Six Sigma is een reeks technieken en instrumenten voor procesverbetering. Het is in de jaren tachtig ontwikkeld door Motorola en is sindsdien door veel andere organisaties overgenomen. Het doel van Six Sigma is de kwaliteit van een proces te verbeteren door de oorzaken van defecten en variabiliteit in het proces op te sporen en te verminderen. In 1987 ontwikkelde Motorola een kwaliteitsverbeterprogramma die kwantitatief georiënteerd was en waarde de klantwens het uitgangspunt was.

Six Sigma kan worden toegepast in zowel een productie als dienstenomgeving. Als six sigma goed wordt toegepast kan kwaliteitsverbetering en kostenbesparingen worden behaald. Om dit te behalen moet continu worden gefocust op:

  • De klantbehoeften scherp in de gaten te houden
  • Strikt gebruik te maken van feiten, gegevens en statistische analyses
  • Uitgebreide aandacht voor het managen, verbeteren en innoveren van bedrijfsprocessen.

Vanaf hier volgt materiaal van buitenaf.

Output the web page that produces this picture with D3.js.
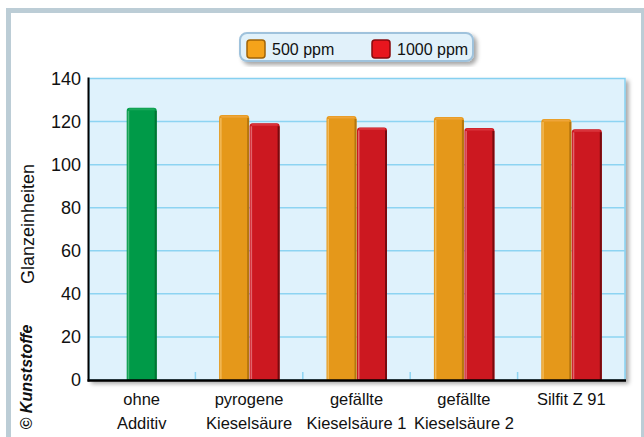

De term “Six Sigma” verwijst naar het statistische concept van een proces dat niet meer dan 3,4 defecten per miljoen kansen kan produceren. Six Sigma gebruikt een gegevensgestuurde aanpak om defecten in een proces op te sporen en te elimineren, met als doel bijna perfecte prestaties te bereiken. Om de perfecte prestaties te bereiken worden Six Sigma-verbeterprojecten opgezet. Zo’n project bestaat uit de volgende vijf fasen:

  1.  Definedefinieer het probleem. In de define fase worden projectdoelen geformuleerd, wordt bepaald waar precies naar gekeken gaat worden en worden de grenzen van het project bepaald.
  2. Measuremeet de benodigde gegevens. In de meetfase wordt voornamelijk informatie verzameld. Informatie over de huidige status van de kwaliteit van het proces. Het proces wordt systematisch in kaart gebracht. Dit kan bijvoorbeeld door middel van stroomschema’s of flowdiagrammen.
  3. Analyse – analyseer het probleem. In deze fase gaat het om het verkrijgen van diepgaande kennis en inzichten van en over het proces. Om een hoge kwaliteit te realiseren en kosten te besparen is diepgaande kennis en inzichten nodig. Kennis wordt hierbij verkregen door statistische technieken los te laten op de verzamelde informatie. Hierbij kan worden gedacht aan een variantieanalyse, kruistabellen en/of regressie- en correlatie analyse.
  4. Improve – implementeer de verbetering. In de implementatiefase is het doel te komen tot een zo goed mogelijke werkwijze. Door stimulatie en experimenten probeert men te komen tot een optimale vormgeving van activiteiten binnen het proces . Dit op basis van verworven kennis en inzichten over het proces.
  5. Control – controleer, beheers en borg het verbeterde proces. Alleen het vaststellen van de best mogelijke werkwijze is niet genoeg. De resultaten moeten ook gecontroleerd worden. De controle is gericht op het evalueren en bewaken van de resultaten uit de verbeterfase. Zonder controle zou het niet verwonderlijk zijn dat oude handelswijze weer worden opgepakt en dat veel van wat geleerd is niet wordt toegepast.